In late September, City Council created a citizens’ advisory group to assist in the development of a profile of the leadership characteristics and management experience the new City Manager should possess. City Council also provided an opportunity for citizens to comment on the selection criteria for a new City Manager.

The City Council was aided by the well-known governmental executive search firm of DMG-Maximus in its search for qualified candidates.

The City Council received approximately 90 applications and considered a list of approximately 20 of the most qualified candidates. From that group, the Council selected and interviewed eight finalists. Sunderland was the unanimous choice of the Council.

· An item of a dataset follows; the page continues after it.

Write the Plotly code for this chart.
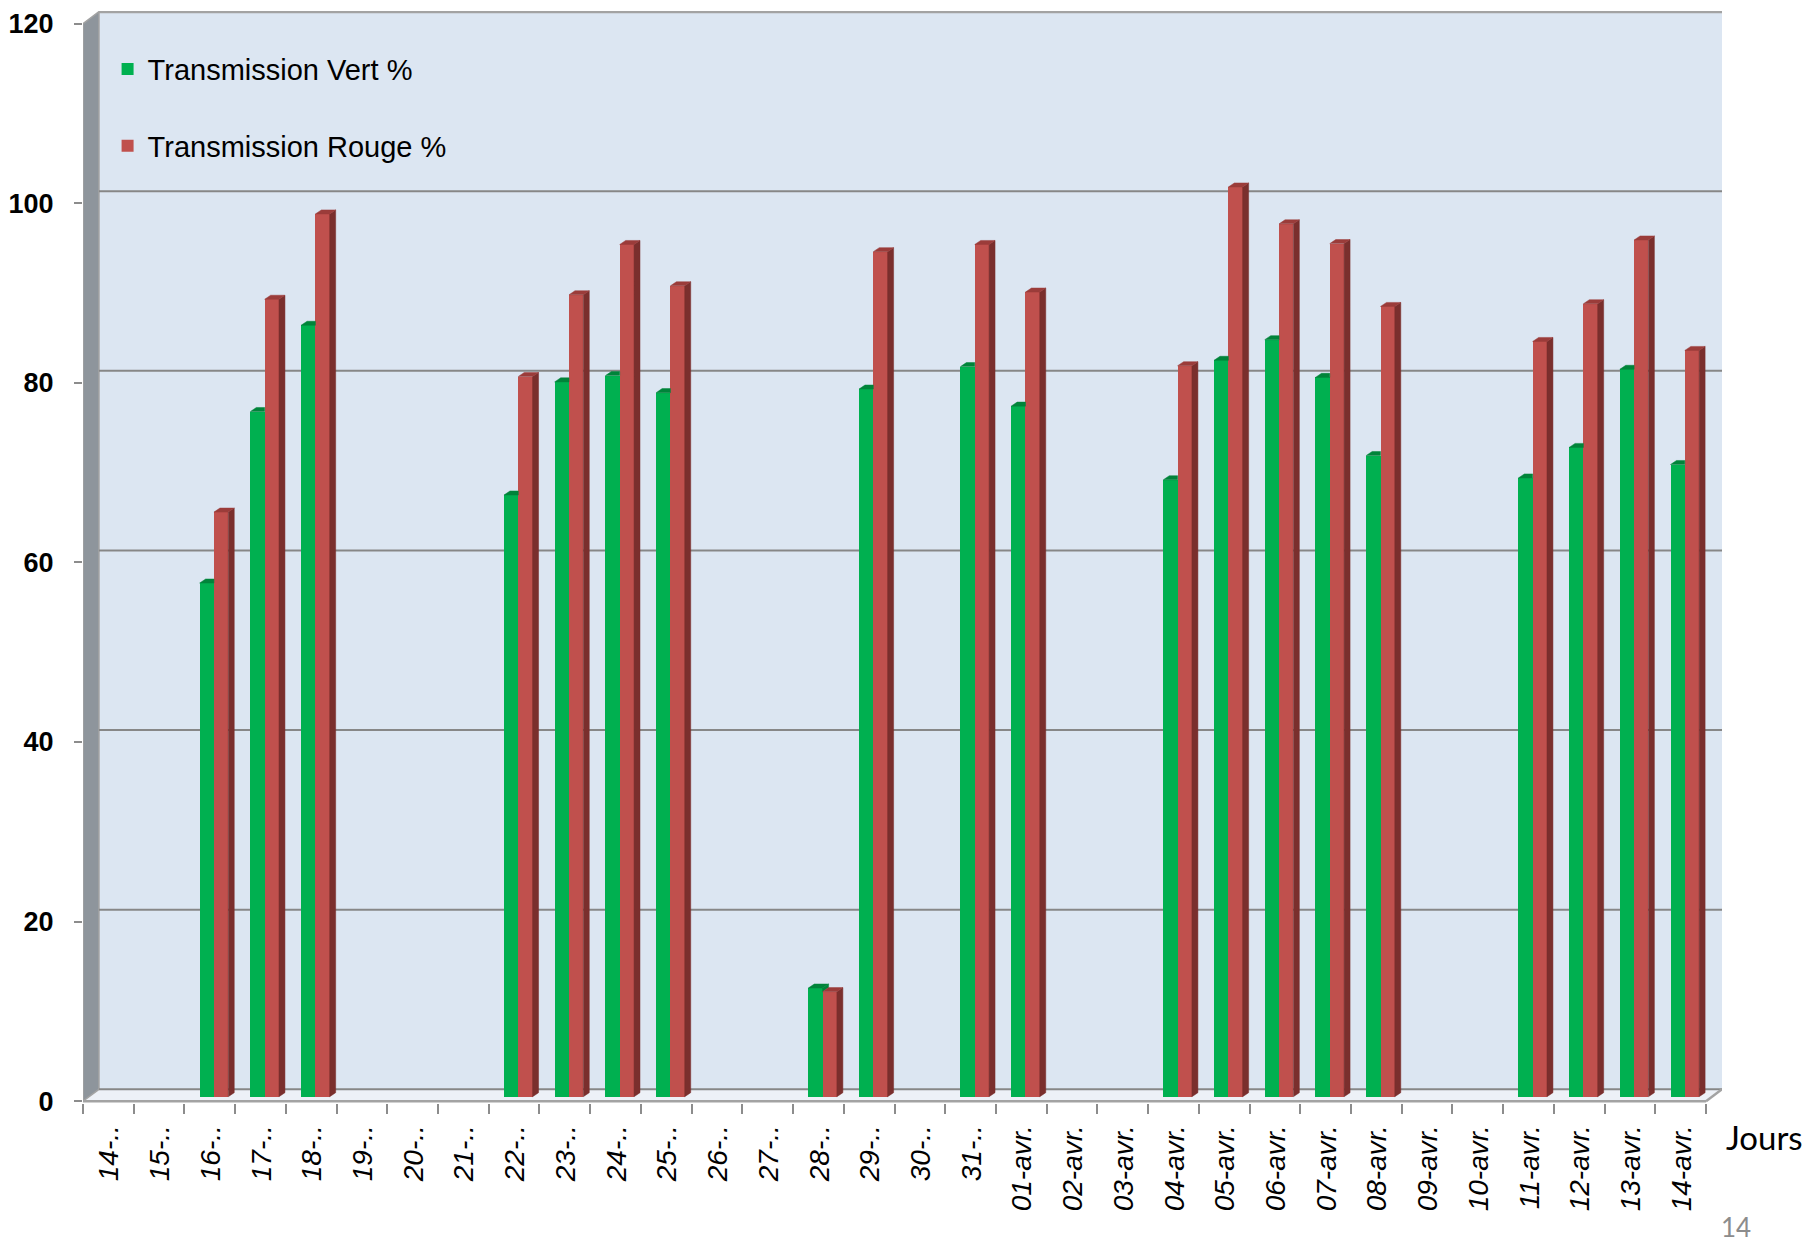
import plotly.graph_objects as go

# Daily transmission readings (%), 14 March -> 14 April
days = ["14-..", "15-..", "16-..", "17-..", "18-..", "19-..", "20-..", "21-..",
        "22-..", "23-..", "24-..", "25-..", "26-..", "27-..", "28-..", "29-..",
        "30-..", "31-..", "01-avr.", "02-avr.", "03-avr.", "04-avr.", "05-avr.",
        "06-avr.", "07-avr.", "08-avr.", "09-avr.", "10-avr.", "11-avr.",
        "12-avr.", "13-avr.", "14-avr."]
vert = [None, None, 57.2, 76.3, 85.9, None, None, None,
        67.0, 79.6, 80.3, 78.4, None, None, 12.1, 78.8,
        None, 81.3, 76.9, None, None, 68.7, 82.0,
        84.3, 80.1, 71.4, None, None, 68.9,
        72.3, 81.0, 70.4]
rouge = [None, None, 65.1, 88.8, 98.3, None, None, None,
         80.2, 89.3, 94.9, 90.3, None, None, 11.7, 94.1,
         None, 94.9, 89.6, None, None, 81.4, 101.3,
         97.2, 95.0, 88.0, None, None, 84.1,
         88.3, 95.4, 83.1]
y_ticks = [0, 20, 40, 60, 80, 100, 120]

# pseudo-3D geometry (axis units)
N = len(days)
WALL_DX, WALL_DY = 0.315, 1.33      # depth of the box (back wall offset)
BASE = 0.5                          # bar foot, mid-depth
BAR_W = 0.282
G_OFF = 0.30
R_OFF = G_OFF + BAR_W
SIDE_DX, SIDE_DY = 0.118, 0.45      # bar depth

GREEN, GREEN_TOP = "#00b050", "#00843a"
RED, RED_SIDE, RED_TOP = "#c0504d", "#7a2f2d", "#9b3c3a"
WALL, SIDE_WALL, FLOOR = "#dce6f2", "#8e959c", "#edf1f7"
GRID, EDGE = "#878787", "#a3a3a3"
FONT = "Liberation Sans, Arial, sans-serif"


def polys(items):
    xs, ys = [], []
    for pts in items:
        for px, py in pts:
            xs.append(px)
            ys.append(py)
        xs.append(pts[0][0])
        ys.append(pts[0][1])
        xs.append(None)
        ys.append(None)
    return xs, ys


green_caps, green_sides, red_caps, red_sides = [], [], [], []
for i, (g, r) in enumerate(zip(vert, rouge)):
    if g is not None:
        x0, x1, t = i + G_OFF, i + R_OFF, BASE + g
        if r is not None and r > g:
            green_caps.append([(x0, t), (x0 + SIDE_DX, t + SIDE_DY),
                               (x1, t + SIDE_DY), (x1, t)])
        else:
            green_caps.append([(x0, t), (x0 + SIDE_DX, t + SIDE_DY),
                               (x1 + SIDE_DX, t + SIDE_DY), (x1, t)])
            low = BASE + (r if r is not None else 0)
            green_sides.append([(x1, low), (x1, t), (x1 + SIDE_DX, t + SIDE_DY),
                                (x1 + SIDE_DX, low + SIDE_DY)])
    if r is not None:
        x0, x1, t = i + R_OFF, i + R_OFF + BAR_W, BASE + r
        red_caps.append([(x0, t), (x0 + SIDE_DX, t + SIDE_DY),
                         (x1 + SIDE_DX, t + SIDE_DY), (x1, t)])
        red_sides.append([(x1, BASE), (x1 + SIDE_DX, BASE + SIDE_DY),
                          (x1 + SIDE_DX, t + SIDE_DY), (x1, t)])

fig = go.Figure()

fig.add_trace(go.Bar(
    x=[i + G_OFF for i in range(N)], y=vert, base=BASE, width=BAR_W, offset=0,
    marker=dict(color=GREEN, line=dict(width=0)),
    name="Transmission Vert %", legendgroup="v", hoverinfo="skip"))
fig.add_trace(go.Bar(
    x=[i + R_OFF for i in range(N)], y=rouge, base=BASE, width=BAR_W, offset=0,
    marker=dict(color=RED, line=dict(width=0)),
    name="Transmission Rouge %", legendgroup="r", hoverinfo="skip"))

for items, color in [(green_sides, GREEN_TOP), (green_caps, GREEN_TOP),
                     (red_sides, RED_SIDE), (red_caps, RED_TOP)]:
    if not items:
        continue
    xs, ys = polys(items)
    fig.add_trace(go.Scatter(x=xs, y=ys, mode="lines", fill="toself",
                             fillcolor=color, line=dict(color=color, width=0.5),
                             showlegend=False, hoverinfo="skip"))

# box: back wall, floor, left wall, gridlines
shapes = [
    dict(type="rect", x0=WALL_DX, x1=N + WALL_DX, y0=WALL_DY, y1=120 + WALL_DY,
         fillcolor=WALL, line=dict(width=0), layer="below"),
    dict(type="path",
         path=f"M0,0 L{N},0 L{N + WALL_DX},{WALL_DY} L{WALL_DX},{WALL_DY} Z",
         fillcolor=FLOOR, line=dict(width=0), layer="below"),
    dict(type="path",
         path=f"M0,0 L{WALL_DX},{WALL_DY} L{WALL_DX},{120 + WALL_DY} L0,120 Z",
         fillcolor=SIDE_WALL, line=dict(color=EDGE, width=1.5), layer="below"),
]
for v in y_ticks[:-1]:
    shapes.append(dict(type="line", x0=WALL_DX, x1=N + WALL_DX,
                       y0=v + WALL_DY, y1=v + WALL_DY,
                       line=dict(color=GRID, width=2), layer="below"))
shapes.append(dict(type="line", x0=WALL_DX, x1=N + WALL_DX,
                   y0=120 + WALL_DY, y1=120 + WALL_DY,
                   line=dict(color=EDGE, width=3), layer="below"))
shapes.append(dict(type="line", x0=0, x1=N, y0=0, y1=0,
                   line=dict(color=EDGE, width=2.5), layer="below"))
shapes.append(dict(type="line", x0=N, x1=N + WALL_DX, y0=0, y1=WALL_DY,
                   line=dict(color=EDGE, width=2.5), layer="below"))

fig.update_layout(
    width=1806, height=1244, autosize=False,
    margin=dict(l=82, r=84, t=9, b=141),
    paper_bgcolor="white", plot_bgcolor="rgba(0,0,0,0)",
    barmode="overlay", bargap=0,
    font=dict(family=FONT, color="black"),
    shapes=shapes,
    showlegend=True,
    legend=dict(x=0.015, y=0.97, xanchor="left", yanchor="top",
                bgcolor="rgba(0,0,0,0)", font=dict(size=29, family=FONT),
                tracegroupgap=36, traceorder="grouped"),
    xaxis=dict(range=[0, N + WALL_DX], showgrid=False, zeroline=False,
               showline=False, tickmode="array",
               tickvals=[i + 0.52 for i in range(N)], ticktext=days,
               tickangle=-90, ticks="outside", ticklen=10,
               tickcolor="rgba(0,0,0,0)",
               tickfont=dict(size=28, style="italic", family=FONT),
               minor=dict(tickmode="array", tickvals=list(range(N + 1)),
                          ticks="outside", ticklen=10, tickwidth=2,
                          tickcolor="#8c8c8c", showgrid=False)),
    yaxis=dict(range=[-0.2, 121.4], showgrid=False, zeroline=False,
               showline=False, tickmode="array", tickvals=y_ticks,
               ticktext=[str(v) for v in y_ticks],
               ticks="outside", ticklen=8, tickwidth=2, tickcolor="#8c8c8c",
               ticklabelstandoff=15,
               tickfont=dict(size=27, weight="bold", family=FONT)),
    annotations=[
        dict(text="Jours", xref="paper", yref="paper", x=1.0015, y=-0.031,
             xanchor="left", yanchor="middle", showarrow=False,
             font=dict(size=33, family="Lato, Open Sans, sans-serif", color="black")),
        dict(text="14", xref="paper", yref="paper", x=1.0085, y=-0.114,
             xanchor="center", yanchor="middle", showarrow=False,
             font=dict(size=26, family="Lato, Open Sans, sans-serif", color="#8c8c8c")),
    ],
)

fig.write_html("out.html")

"I am deeply honored by the Council’s decision," Sunderland said. "I love Alexandria. It’s been my family’s home for over 26 years. It’s been the focus of my professional life for the past 13 years. I am thrilled beyond words by the opportunity, as the City Manager, to continue working to make Alexandria one of the country’s best communities in which to live and work."

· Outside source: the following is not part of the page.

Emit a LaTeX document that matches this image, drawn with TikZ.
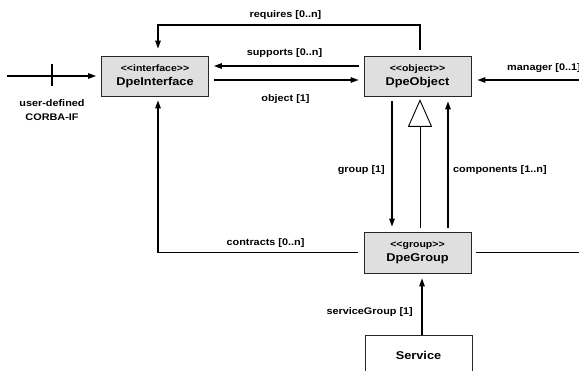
\documentclass[tikz,border=0pt]{standalone}
\usepackage{fontspec}
\setmainfont{Liberation Sans}[FakeStretch=1.13]
\usetikzlibrary{arrows.meta,calc}

% two-line class label: stereotype over class name
% (the kerns keep the doubled angle brackets from turning into guillemets)
\newcommand\umlclass[2]{{\fontsize{9.3}{11}\selectfont<\kern0pt<#1>\kern0pt>}\\[2pt]{\fontsize{11.3}{13}\selectfont #2}}

\begin{document}
\begin{tikzpicture}[x=1pt,y=-1pt,
  cls/.style={draw=black!85, line width=0.8pt, fill=gray!25,
    minimum width=107pt, minimum height=40pt, inner sep=0pt,
    align=center, font=\bfseries},
  plainbox/.style={cls, fill=white},
  link/.style={line width=1.4pt},
  arr/.style={link, -{Triangle[length=8pt,width=5.5pt]}},
  lbl/.style={font=\bfseries\fontsize{9.6}{11}\selectfont, inner sep=0pt},
]
\useasboundingbox (0,0) rectangle (579,371);
\clip (0,0) rectangle (579,371);

% classes
\node[cls] (iface) at (155,76) {\umlclass{interface}{DpeInterface}};
\node[cls] (obj) at (417.5,76) {\umlclass{object}{DpeObject}};
\node[cls, minimum height=41pt] (grp) at (417.5,252.5) {\umlclass{group}{DpeGroup}};
\node[plainbox, font=\bfseries\fontsize{11.3}{13}\selectfont] (svc) at (418.5,355) {Service};

% free ends leaving the picture
\coordinate (usr) at (7,76);
\coordinate (tickA) at (52,64);
\coordinate (tickB) at (52,86);
\coordinate (mgr) at (590,80);
\coordinate (grpout) at (590,252.5);
\coordinate (reqlevel) at (0,25);
\coordinate (reqstart) at ($(obj.north)+(2.5,-6)$);

% user-defined CORBA interface
\draw[arr] (usr) -- ($(iface.west)+(-5,0)$);
\draw[link] (tickA) -- (tickB);
\node[lbl, align=center] (usrlbl) at (52,110) {user-defined\\[3pt]CORBA-IF};

% requires
\draw[arr] (reqstart) -- (reqstart |- reqlevel) -| ($(iface.north)+(3,-7)$);
\node[lbl] (reqlbl) at (285.5,15) {requires [0..n]};

% supports / object
\draw[arr] ($(obj.west)+(-5,-10)$) -- ($(iface.east)+(5,-10)$);
\node[lbl] (suplbl) at (284.5,53) {supports [0..n]};
\draw[arr] ($(iface.east)+(5,4)$) -- ($(obj.west)+(-5,4)$);
\node[lbl] (objlbl) at (285.5,99) {object [1]};

% manager
\draw[arr] (mgr) -- ($(obj.east)+(6,4)$);
\node[lbl, anchor=west] (mgrlbl) at (507,68) {manager [0..1]};

% group / generalisation / components
\draw[arr] ($(obj.south)+(-25.5,5)$) -- ($(grp.north)+(-25.5,-5)$);
\node[lbl, anchor=east] (grplbl) at (385,170) {group [1]};
\draw[line width=0.9pt] ($(grp.north)+(2.5,-4)$) -- ($(obj.south)+(2.5,30)$);
\draw[line width=0.9pt, fill=white] ($(obj.south)+(2.5,4)$) -- ++(11.5,26) -- ++(-23,0) -- cycle;
\draw[arr] ($(grp.north)+(30.5,-4)$) -- ($(obj.south)+(30.5,5)$);
\node[lbl, anchor=west] (complbl) at (453,170) {components [1..n]};

% contracts
\draw[arr] ($(grp.west)+(-6,0)$) -| ($(iface.south)+(3,4)$);
\node[lbl] (conlbl) at (265.5,243) {contracts [0..n]};
\draw[link] ($(grp.east)+(5,0)$) -- (grpout);

% serviceGroup
\draw[arr] ($(svc.north)+(3.5,0)$) -- ($(grp.south)+(4.5,5)$);
\node[lbl, anchor=east] (svclbl) at (413,312) {serviceGroup [1]};
\end{tikzpicture}
\end{document}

Currently, as the City Attorney, Sunderland supervises an office of seven attorneys and is responsible for rendering legal opinions, drafting ordinances, deeds and other legal papers, and representing the City as counsel in civil litigation. The City Attorney is appointed by City Council.

Since Sunderland was appointed City Attorney, he has worked actively with City Council and City staff on several major issues including the Woodrow Wilson Bridge, the development of Potomac Yard and the proposed relocation of the U.S. Patent and Trademark Office to the City.

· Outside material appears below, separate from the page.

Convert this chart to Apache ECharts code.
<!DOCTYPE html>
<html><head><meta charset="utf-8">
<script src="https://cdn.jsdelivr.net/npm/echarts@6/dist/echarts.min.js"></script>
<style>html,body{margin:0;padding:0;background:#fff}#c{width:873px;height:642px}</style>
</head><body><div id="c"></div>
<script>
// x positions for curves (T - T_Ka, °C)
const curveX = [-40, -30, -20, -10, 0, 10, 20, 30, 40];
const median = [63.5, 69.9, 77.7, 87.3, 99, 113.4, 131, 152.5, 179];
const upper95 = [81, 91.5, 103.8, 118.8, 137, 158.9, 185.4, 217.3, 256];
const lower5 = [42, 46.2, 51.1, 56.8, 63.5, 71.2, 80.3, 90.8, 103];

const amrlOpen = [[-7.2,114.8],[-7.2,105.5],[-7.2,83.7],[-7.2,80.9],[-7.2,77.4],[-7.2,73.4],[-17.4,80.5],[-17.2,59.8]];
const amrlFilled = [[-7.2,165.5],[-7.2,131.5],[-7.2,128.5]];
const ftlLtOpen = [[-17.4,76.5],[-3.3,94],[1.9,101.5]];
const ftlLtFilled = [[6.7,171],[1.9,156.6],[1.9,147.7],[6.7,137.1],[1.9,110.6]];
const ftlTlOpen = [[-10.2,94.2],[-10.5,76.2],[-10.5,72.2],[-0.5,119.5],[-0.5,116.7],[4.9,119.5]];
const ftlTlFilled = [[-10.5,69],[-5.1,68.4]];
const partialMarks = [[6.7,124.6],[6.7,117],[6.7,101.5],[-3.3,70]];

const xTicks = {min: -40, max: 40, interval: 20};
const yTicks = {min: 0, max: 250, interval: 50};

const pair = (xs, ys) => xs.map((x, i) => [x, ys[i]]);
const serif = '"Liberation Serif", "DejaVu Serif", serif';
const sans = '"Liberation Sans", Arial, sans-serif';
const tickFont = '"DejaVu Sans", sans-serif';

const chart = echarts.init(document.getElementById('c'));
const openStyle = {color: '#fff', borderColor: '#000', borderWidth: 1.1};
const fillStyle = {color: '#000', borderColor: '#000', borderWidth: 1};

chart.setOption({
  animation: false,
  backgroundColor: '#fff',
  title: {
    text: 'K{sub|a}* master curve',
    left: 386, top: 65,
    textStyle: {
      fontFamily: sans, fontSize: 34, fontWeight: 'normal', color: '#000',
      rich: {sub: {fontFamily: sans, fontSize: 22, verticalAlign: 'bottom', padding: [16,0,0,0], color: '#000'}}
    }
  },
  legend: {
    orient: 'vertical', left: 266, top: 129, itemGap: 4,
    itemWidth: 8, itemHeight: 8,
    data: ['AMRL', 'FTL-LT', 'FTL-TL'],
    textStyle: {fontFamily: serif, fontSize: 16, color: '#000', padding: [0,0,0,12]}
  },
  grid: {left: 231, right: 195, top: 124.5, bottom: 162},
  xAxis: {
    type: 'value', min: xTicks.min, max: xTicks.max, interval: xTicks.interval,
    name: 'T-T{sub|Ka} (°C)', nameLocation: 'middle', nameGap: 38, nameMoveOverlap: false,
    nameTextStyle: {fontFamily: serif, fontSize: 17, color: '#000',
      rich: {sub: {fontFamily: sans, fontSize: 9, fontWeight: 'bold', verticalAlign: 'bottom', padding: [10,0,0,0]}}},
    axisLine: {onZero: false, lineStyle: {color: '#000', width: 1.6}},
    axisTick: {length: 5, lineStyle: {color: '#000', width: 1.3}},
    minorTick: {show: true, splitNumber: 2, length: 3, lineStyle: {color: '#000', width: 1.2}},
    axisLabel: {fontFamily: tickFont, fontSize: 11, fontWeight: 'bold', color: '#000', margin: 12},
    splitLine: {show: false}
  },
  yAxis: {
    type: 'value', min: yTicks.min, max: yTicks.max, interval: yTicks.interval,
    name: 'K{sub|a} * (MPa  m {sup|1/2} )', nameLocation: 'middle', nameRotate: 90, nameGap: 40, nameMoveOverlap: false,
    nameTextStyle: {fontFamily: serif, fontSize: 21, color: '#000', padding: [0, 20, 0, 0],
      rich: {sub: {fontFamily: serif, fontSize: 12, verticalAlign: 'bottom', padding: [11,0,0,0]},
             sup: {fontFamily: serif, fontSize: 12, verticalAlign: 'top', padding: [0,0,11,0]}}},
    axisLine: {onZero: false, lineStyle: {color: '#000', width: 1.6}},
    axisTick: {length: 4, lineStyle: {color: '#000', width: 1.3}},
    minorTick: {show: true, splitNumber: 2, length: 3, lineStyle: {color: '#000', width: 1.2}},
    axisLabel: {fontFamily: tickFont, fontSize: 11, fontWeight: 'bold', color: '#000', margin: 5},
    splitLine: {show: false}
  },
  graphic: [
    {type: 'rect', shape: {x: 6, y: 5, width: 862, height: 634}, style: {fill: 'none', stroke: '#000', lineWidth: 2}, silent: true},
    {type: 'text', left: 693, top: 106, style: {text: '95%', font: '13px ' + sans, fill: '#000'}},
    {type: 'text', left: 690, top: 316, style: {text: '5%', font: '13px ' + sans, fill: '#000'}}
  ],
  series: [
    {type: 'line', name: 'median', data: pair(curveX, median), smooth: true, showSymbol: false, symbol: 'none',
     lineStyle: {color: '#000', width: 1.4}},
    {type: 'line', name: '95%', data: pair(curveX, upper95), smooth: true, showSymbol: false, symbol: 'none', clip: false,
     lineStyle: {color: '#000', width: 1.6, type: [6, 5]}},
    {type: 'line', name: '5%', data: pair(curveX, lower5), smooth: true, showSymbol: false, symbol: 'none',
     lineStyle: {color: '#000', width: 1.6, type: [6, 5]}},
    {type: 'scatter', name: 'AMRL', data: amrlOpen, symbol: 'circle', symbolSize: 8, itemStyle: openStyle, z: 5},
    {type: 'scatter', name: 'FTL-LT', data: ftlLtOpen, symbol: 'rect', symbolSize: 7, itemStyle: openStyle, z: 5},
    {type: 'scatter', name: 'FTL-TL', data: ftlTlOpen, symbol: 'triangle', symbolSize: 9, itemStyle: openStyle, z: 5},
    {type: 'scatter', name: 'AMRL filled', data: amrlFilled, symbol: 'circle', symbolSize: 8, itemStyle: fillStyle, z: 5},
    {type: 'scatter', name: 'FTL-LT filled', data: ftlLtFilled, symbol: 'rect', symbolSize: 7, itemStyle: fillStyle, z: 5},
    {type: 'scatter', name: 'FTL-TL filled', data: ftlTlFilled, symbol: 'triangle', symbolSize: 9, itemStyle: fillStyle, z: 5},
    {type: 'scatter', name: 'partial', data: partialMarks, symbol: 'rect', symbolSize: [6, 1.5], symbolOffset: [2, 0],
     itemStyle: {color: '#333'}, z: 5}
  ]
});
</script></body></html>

Sunderland also served as the City’s chief negotiator on the innovative $33 million revenue bond financing of the air pollution control retrofit of the waste-to-energy facility on Eisenhower Avenue.

Alongside members of the City Council, the City Manager and Alexandria citizens, Sunderland helped to defeat a bid by the Washington Redskins to construct a football stadium in Alexandria --- an effort that was seen as a victory for local governments to decide their own land-use policies.

In addition, Sunderland successfully defended the City’s administrative regulation that prohibits the possession, use or threatened use of firearms in City buildings. He also has won more than $10 million in successful tax litigation for the City and, until last year, he served as counsel for the Alexandria City Public Schools Board.

Sunderland, who moved to Alexandria in 1973, has a long history of public service and community work in the City. In the mid-1970s, he served as president of the Northeast Citizens Association. He was chairman of the Community Development Block Grant Advisory Committee in the late 1970s. In the early 1980s, Sunderland served as the chairman of the Economic Opportunities Commission.

Sunderland currently serves as President of the Alexandria Bar Foundation, a non-profit organization established to expand the delivery of legal services to the City’s low-income population and to increase law-related programs offered in City schools.

From 1993 to 1998, Sunderland served on the Board of Directors for Legal Services of Northern Virginia, a non-profit corporation responsible for the delivery of legal services to low-income residents of Northern Virginia. And, from 1995 to 1997, he was a member of the Virginia General Assembly’s Local Government Code Task Force, which drafted revisions to the local government title of the Virginia code.

Before joining the City, Sunderland was a partner in a public interest litigation law firm in Washington, D.C., from 1975 to 1986. He litigated in federal and state courts, specializing in environmental, civil rights and employment law. From 1973 to 1975, Sunderland served in the Office of General Counsel for the Department of Health, Education and Welfare in Washington, D.C.

Sunderland, a 1972 graduate of Stanford University Law School and a 1967 Phi Beta Kappa graduate of Dartmouth College, is married to Elise Sunderland and has three children --- Mari, Anne and David.